I think OP was right. Bringing competitive gameplay, a popular trend that brings success in today’s market, to a game missing it and hemorrhaging players, might be enough to keep EVE around for another decade. Maybe this isn’t the way to go. Maybe something new and innovative is the way to go. This might be a good place to discuss those options. What won’t work is expanding and trying to refine mechanics that already aren’t able to keep players interested. It hasn’t worked, doesn’t work, and won’t work.
Then again, maybe we are wrong. Maybe we shouldn’t do anything. Let EVE go the way of other niche MMOs. I had a tremendous amount of fun playing City of Heroes/City of Villains. When they were unable to evolve and the money started to sink though… Well, maybe that won’t be such a bad end for EVE when it comes. Newer space MMOs are already picking up in complexity and strength. People might be quick to dismiss them, but your niche players are going somewhere.
If EVE never changes, then it will not be innovative, just stale. This game does have something amazing in the interaction between the Devs and the players. So quit betraying them and help them save the game by coming up with ideas that expand the player base, not throwing other people’s in the mud and trampling them and telling them to try harder.
Or don’t. It doesn’t ultimately matter. Other space MMO’s are starting to scratch the niche itch better than EVE. They aren’t quite able to scratch it just right, but they are able to scratch it better in a lot of areas.
Also, “immersion breaking” is a facile argument. “Immersion breaking” is five battleships sitting outside a gate blowing up one frigate or cruiser for no other reason than for no reason. They made no money, no reputation, and defeated no enemies. Just made new ones and wasted time. I hardly see the implementation of a simulator to be “immersion breaking” considering there is a fitting simulator already in the game.
If EVE: you are talking about EVE: Valkyrie, then I agree. Can’t help but wonder how applying that sort of work to EVE Online might have improved the player base.
Tl;dr: I think OP is somewhat right. Popular market trends are with competitive PvP. That means success and if EVE wants success and to stay alive it needs to compete or it will continue to die. I don’t think implementing MOBA would be effective, but I would opt for an arena style combat system that can be done from certain stations via matchmaking.

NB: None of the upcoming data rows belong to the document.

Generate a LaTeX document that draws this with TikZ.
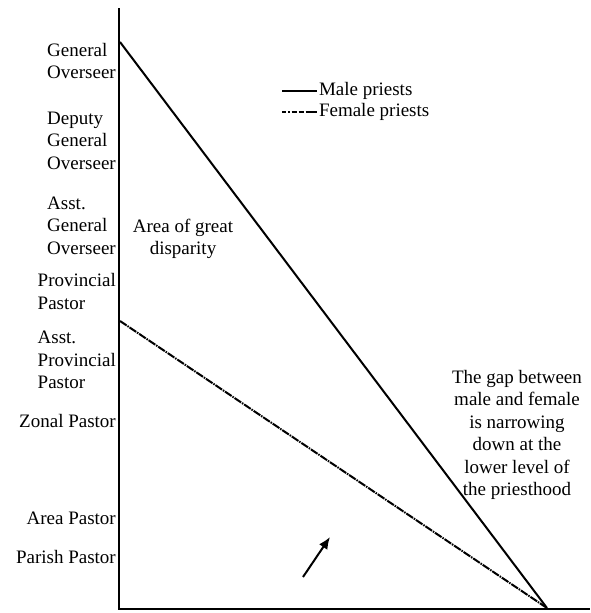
\documentclass[tikz,border=0pt]{standalone}
\usepackage{fontspec}
\setmainfont{Liberation Serif}
\usetikzlibrary{arrows.meta}
\tikzset{
  rank/.style={anchor=east, align=left, inner sep=0pt},
  note/.style={align=center, inner sep=0pt},
  female/.style={line width=2pt, dash pattern=on 8pt off 1pt on 1.5pt off 1pt}
}
\begin{document}
\begin{tikzpicture}[x=1pt, y=-1pt, font=\fontsize{19}{22.5}\selectfont]
    \useasboundingbox (0,0) rectangle (590,613);
    \coordinate (top) at (119,8);
    \coordinate (origin) at (119,609);
    \coordinate (end) at (590,609);
    \coordinate (male) at (120,42);
    \coordinate (female) at (120,321);
    \coordinate (meet) at (547,608);
    \draw[line width=2.5pt] (top) -- (origin) -- (end);
    \foreach \y/\txt [count=\i] in {61/{General\\Overseer}, 140.5/{Deputy\\General\\Overseer},
      225.5/{Asst.\\General\\Overseer}, 291.5/{Provincial\\Pastor}, 360/{Asst.\\Provincial\\Pastor},
      421/{Zonal Pastor}, 518/{Area Pastor}, 557/{Parish Pastor}}
    \node[rank] (rank\i) at (116,\y) {\txt};
    \draw[line width=2pt] (male) -- (meet);
    \draw[female] (female) -- (meet);
    % legend
    \coordinate (ma) at (282,91);
    \coordinate (mb) at (317,91);
    \coordinate (fa) at (282,112);
    \coordinate (fb) at (317,112);
    \draw[line width=2pt] (ma) -- (mb) node[right=1pt, inner sep=0pt] (maletxt) {Male priests};
    \draw[line width=2pt, dash pattern=on 4pt off 2pt on 1.5pt off 2pt on 5pt off 2pt on 5pt off 2pt on 12pt off 1pt] (fa) -- (fb) node[right=1pt, inner sep=0pt] (femaletxt) {Female priests};
    \node[note] (disparity) at (183,239) {Area of great\\disparity};
    \node[note] (gap) at (517,435) {The gap between\\male and female\\is narrowing\\down at the\\lower level of\\the priesthood};
    \coordinate (tail) at (303,577);
    \coordinate (head) at (330,537);
    \draw[line width=2pt, -{Latex[length=12pt,width=10pt]}] (tail) -- (head);
\end{tikzpicture}
\end{document}
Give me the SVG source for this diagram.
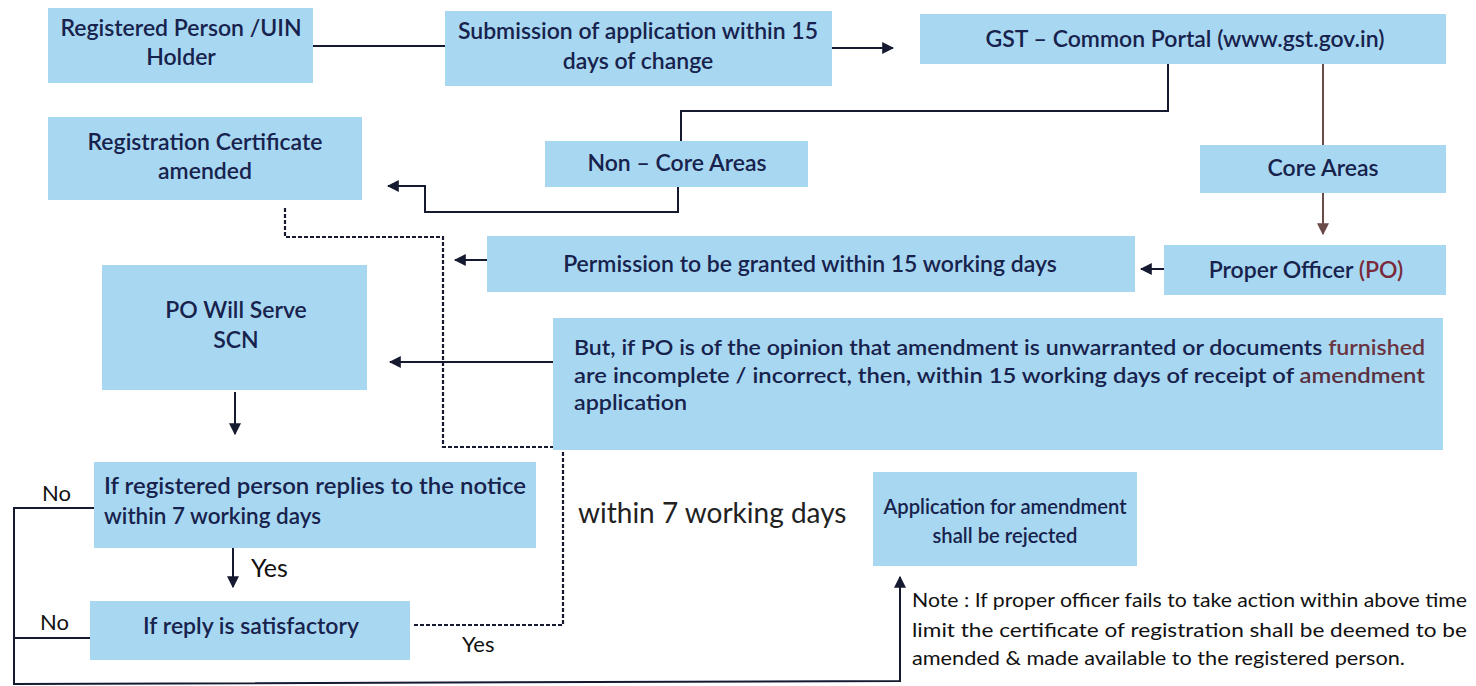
<svg xmlns="http://www.w3.org/2000/svg" width="1476" height="686" viewBox="0 0 1476 686">
  <style>
    .box { fill: #a8d8f1; }
    .lbl { font-family: Lato, "Open Sans", "Liberation Sans", sans-serif; font-size: 23px; font-weight: 600; fill: #17224d; }
    .mid { text-anchor: middle; }
    .para { font-size: 21px; }
    .note { font-family: Lato, "Liberation Sans", sans-serif; font-size: 20px; fill: #111; }
    .tag { font-family: Lato, "Liberation Sans", sans-serif; font-size: 22px; fill: #111; }
    .ln { fill: none; stroke: #151a30; stroke-width: 2; }
    .dot { fill: none; stroke: #151a30; stroke-width: 2.2; stroke-dasharray: 4 2; }
    .brown { fill: none; stroke: #6b4a4a; stroke-width: 2; }
  </style>
  <defs>
    <marker id="ah" viewBox="0 0 10 10" refX="9" refY="5" markerWidth="6" markerHeight="6" orient="auto">
      <path d="M0,0 L10,5 L0,10 z" fill="#151a30"/>
    </marker>
    <marker id="ahb" viewBox="0 0 10 10" refX="9" refY="5" markerWidth="6" markerHeight="6" orient="auto">
      <path d="M0,0 L10,5 L0,10 z" fill="#6b4a4a"/>
    </marker>
  </defs>

  <rect width="1476" height="686" fill="#ffffff"/>

  <!-- connectors -->
  <g id="connectors">
    <path class="ln" d="M313,46 H445"/>
    <path class="ln" d="M832,48 H893" marker-end="url(#ah)"/>
    <path class="ln" d="M1168,64 V111 H681 V141"/>
    <path class="brown" d="M1323,64 V145"/>
    <path class="brown" d="M1323,193 V234" marker-end="url(#ahb)"/>
    <path class="ln" d="M1164,269 H1141" marker-end="url(#ah)"/>
    <path class="ln" d="M487,260 H455" marker-end="url(#ah)"/>
    <path class="ln" d="M678,187 V212 H425 V186 H388" marker-end="url(#ah)"/>
    <path class="ln" d="M553,362 H390" marker-end="url(#ah)"/>
    <path class="ln" d="M235,392 V434" marker-end="url(#ah)"/>
    <path class="ln" d="M233,548 V587" marker-end="url(#ah)"/>
    <path class="dot" d="M285,208 V237 H443 V447 H563 V625 H412"/>
    <path class="ln" d="M94,508 H14 V684 L900,681 V577" marker-end="url(#ah)"/>
    <path class="ln" d="M90,638 H14"/>
  </g>

  <g id="registered-person">
    <rect class="box" x="48" y="8" width="265" height="75"/>
    <text class="lbl mid" x="181" y="36">Registered Person /UIN</text>
    <text class="lbl mid" x="181" y="65">Holder</text>
  </g>

  <g id="submission">
    <rect class="box" x="445" y="11" width="387" height="75"/>
    <text class="lbl mid" x="638" y="39">Submission of application within 15</text>
    <text class="lbl mid" x="638" y="69">days of change</text>
  </g>

  <g id="gst-portal">
    <rect class="box" x="920" y="14" width="526" height="50"/>
    <text class="lbl mid" x="1185" y="47">GST – Common Portal (www.gst.gov.in)</text>
  </g>

  <g id="certificate-amended">
    <rect class="box" x="48" y="117" width="314" height="83"/>
    <text class="lbl mid" x="205" y="150">Registration Certificate</text>
    <text class="lbl mid" x="205" y="179">amended</text>
  </g>

  <g id="non-core">
    <rect class="box" x="545" y="141" width="263" height="46"/>
    <text class="lbl mid" x="677" y="171">Non – Core Areas</text>
  </g>

  <g id="core">
    <rect class="box" x="1200" y="145" width="246" height="48"/>
    <text class="lbl mid" x="1323" y="176">Core Areas</text>
  </g>

  <g id="permission">
    <rect class="box" x="487" y="236" width="648" height="56"/>
    <text class="lbl mid" x="810" y="272">Permission to be granted within 15 working days</text>
  </g>

  <g id="proper-officer">
    <rect class="box" x="1164" y="245" width="282" height="50"/>
    <text class="lbl mid" x="1306" y="278">Proper Officer <tspan fill="#7a2a3a">(PO)</tspan></text>
  </g>

  <g id="serve-scn">
    <rect class="box" x="102" y="265" width="265" height="125"/>
    <text class="lbl mid" x="236" y="318">PO Will Serve</text>
    <text class="lbl mid" x="236" y="348">SCN</text>
  </g>

  <g id="unwarranted">
    <rect class="box" x="553" y="318" width="890" height="132"/>
    <text class="lbl para" x="574" y="355" textLength="851" lengthAdjust="spacingAndGlyphs">But, if PO is of the opinion that amendment is unwarranted or documents <tspan fill="#6a3440">furnished</tspan></text>
    <text class="lbl para" x="574" y="383" textLength="851" lengthAdjust="spacingAndGlyphs">are incomplete / incorrect, then, within 15 working days of receipt of <tspan fill="#5a3040">amendment</tspan></text>
    <text class="lbl para" x="574" y="410" textLength="113" lengthAdjust="spacingAndGlyphs">application</text>
  </g>

  <g id="replies">
    <rect class="box" x="94" y="462" width="442" height="86"/>
    <text class="lbl" x="104" y="494" textLength="422" lengthAdjust="spacingAndGlyphs">If registered person replies to the notice</text>
    <text class="lbl" x="104" y="524" textLength="217" lengthAdjust="spacingAndGlyphs">within 7 working days</text>
  </g>

  <g id="satisfactory">
    <rect class="box" x="90" y="601" width="320" height="59"/>
    <text class="lbl mid" x="251" y="634">If reply is satisfactory</text>
  </g>

  <g id="rejected">
    <rect class="box" x="873" y="472" width="264" height="94"/>
    <text class="lbl mid" x="1005" y="514" textLength="243" lengthAdjust="spacingAndGlyphs" style="font-size:21px">Application for amendment</text>
    <text class="lbl mid" x="1005" y="543" textLength="145" lengthAdjust="spacingAndGlyphs" style="font-size:21px">shall be rejected</text>
  </g>

  <!-- free labels -->
  <text class="tag" x="42" y="501">No</text>
  <text class="tag" x="40" y="630">No</text>
  <text class="tag" x="251" y="577" style="font-size:25px">Yes</text>
  <text class="tag" x="462" y="652">Yes</text>
  <text class="tag" x="578" y="523" style="font-size:28px;fill:#222">within 7 working days</text>

  <g id="note">
    <text class="note" x="912" y="607" textLength="555" lengthAdjust="spacingAndGlyphs">Note : If proper officer fails to take action within above time</text>
    <text class="note" x="912" y="637" textLength="555" lengthAdjust="spacingAndGlyphs">limit the certificate of registration shall be deemed to be</text>
    <text class="note" x="912" y="665" textLength="493" lengthAdjust="spacingAndGlyphs">amended &amp; made available to the registered person.</text>
  </g>
</svg>
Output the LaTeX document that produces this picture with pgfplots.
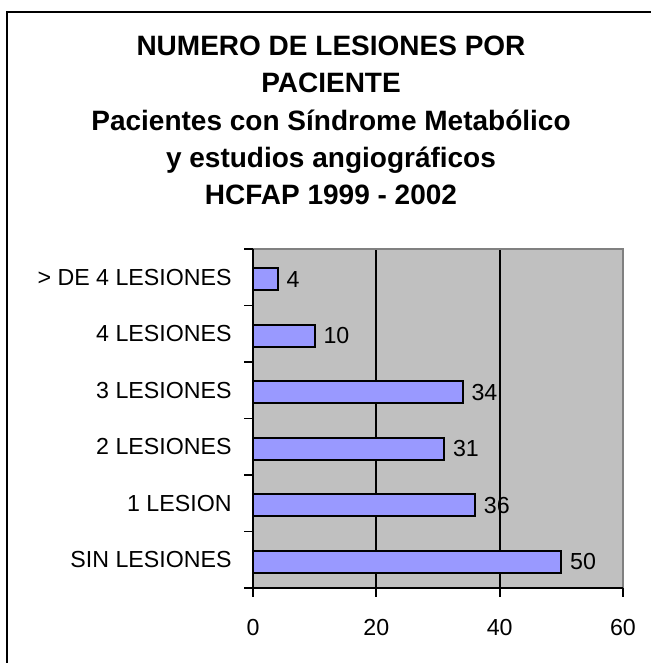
\documentclass[border=0pt]{standalone}
\usepackage{pgfplots}
\pgfplotsset{compat=1.18}
\usepackage{fontspec}
\setmainfont{Liberation Sans}
\definecolor{bgc}{HTML}{C0C0C0}
\definecolor{barc}{HTML}{9999FF}
\definecolor{edge}{HTML}{808080}
\begin{document}
\begin{tikzpicture}
\useasboundingbox (0,0) rectangle (325.5pt,331.5pt);
\draw[line width=1pt] (3.5pt,-20pt) -- (3.5pt,325.5pt) -- (345pt,325.5pt);
\begin{scope}[font=\fontsize{14pt}{16pt}\selectfont\bfseries]
\node[anchor=base, inner sep=0pt] at (165.5pt,303.5pt) {NUMERO DE LESIONES POR};
\node[anchor=base, inner sep=0pt] at (165.5pt,285pt) {PACIENTE};
\node[anchor=base, inner sep=0pt] at (165.5pt,266pt) {Pacientes con Síndrome Metabólico};
\node[anchor=base, inner sep=0pt] at (165.5pt,247.5pt) {y estudios angiográficos};
\node[anchor=base, inner sep=0pt] at (165.5pt,229pt) {HCFAP 1999 - 2002};
\end{scope}
\begin{axis}[
 at={(126.5pt,37.5pt)}, anchor=south west, scale only axis,
 width=185pt, height=169.5pt,
 xbar, bar width=11pt, bar shift=-1pt,
 xmin=0, xmax=60, ymin=-0.5, ymax=5.5,
 axis line style={draw=none},
 axis background/.style={fill=bgc},
 xtick={0,20,40,60}, xtick pos=bottom, ytick pos=left,
 tick align=outside, major tick length=4.5pt,
 tick style={black, line width=0.9pt},
 ytick={-0.5,0.5,1.5,2.5,3.5,4.5,5.5},
 yticklabels={},
 extra y ticks={0,1,2,3,4,5},
 extra y tick labels={SIN LESIONES,1 LESION,2 LESIONES,3 LESIONES,4 LESIONES,{> DE 4 LESIONES}},
 extra y tick style={major tick length=0pt},
 extra x ticks={20,40}, extra x tick labels={},
 extra x tick style={grid=major, major tick length=0pt},
 grid style={black, line width=0.9pt},
 ticklabel style={font=\fontsize{11.6pt}{14pt}\selectfont},
 yticklabel style={inner sep=0pt, xshift=-10.5pt},
 xticklabel style={inner sep=0pt, yshift=-10.75pt},
 /pgf/number format/assume math mode=true,
 nodes near coords,
 nodes near coords style={font=\fontsize{11.6pt}{14pt}\selectfont, anchor=west, inner sep=0pt, xshift=4pt, black},
 clip=false,
]
\addplot[fill=barc, draw=black, line width=0.9pt] coordinates {(50,0) (36,1) (31,2) (34,3) (10,4) (4,5)};
\draw[edge, line width=0.9pt] (rel axis cs:0,1) -- (rel axis cs:1,1) -- (rel axis cs:1,0);
\draw[black, line width=0.9pt] (rel axis cs:0,1) -- (rel axis cs:0,0) -- (rel axis cs:1,0);
\end{axis}
\end{tikzpicture}
\end{document}
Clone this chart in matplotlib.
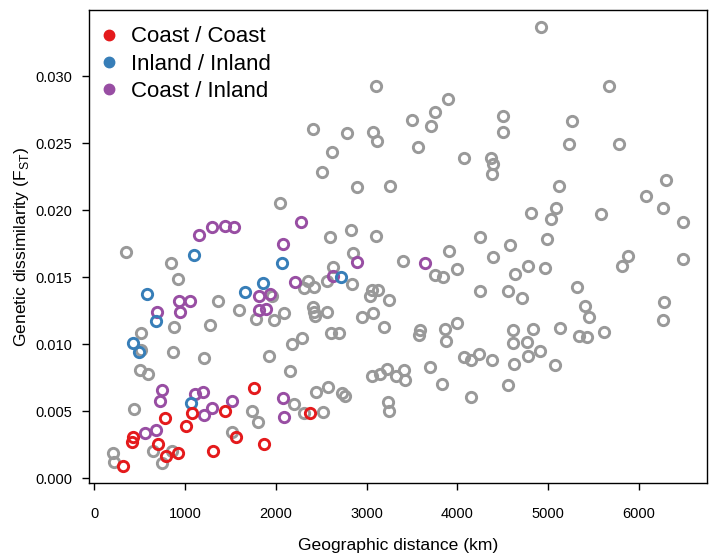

Team sizes varying from 4v4s all the way to 50v50 or bigger if the player base is there. The current gameplay is failing to provide this and slight improvements to the current content will not make enough difference.
I feel like I can’t make my case on why any more than I have so it either swayed people or it didn’t. I will come back only if I think of a new, innovative, or clever idea to contribute. Thanks for reading.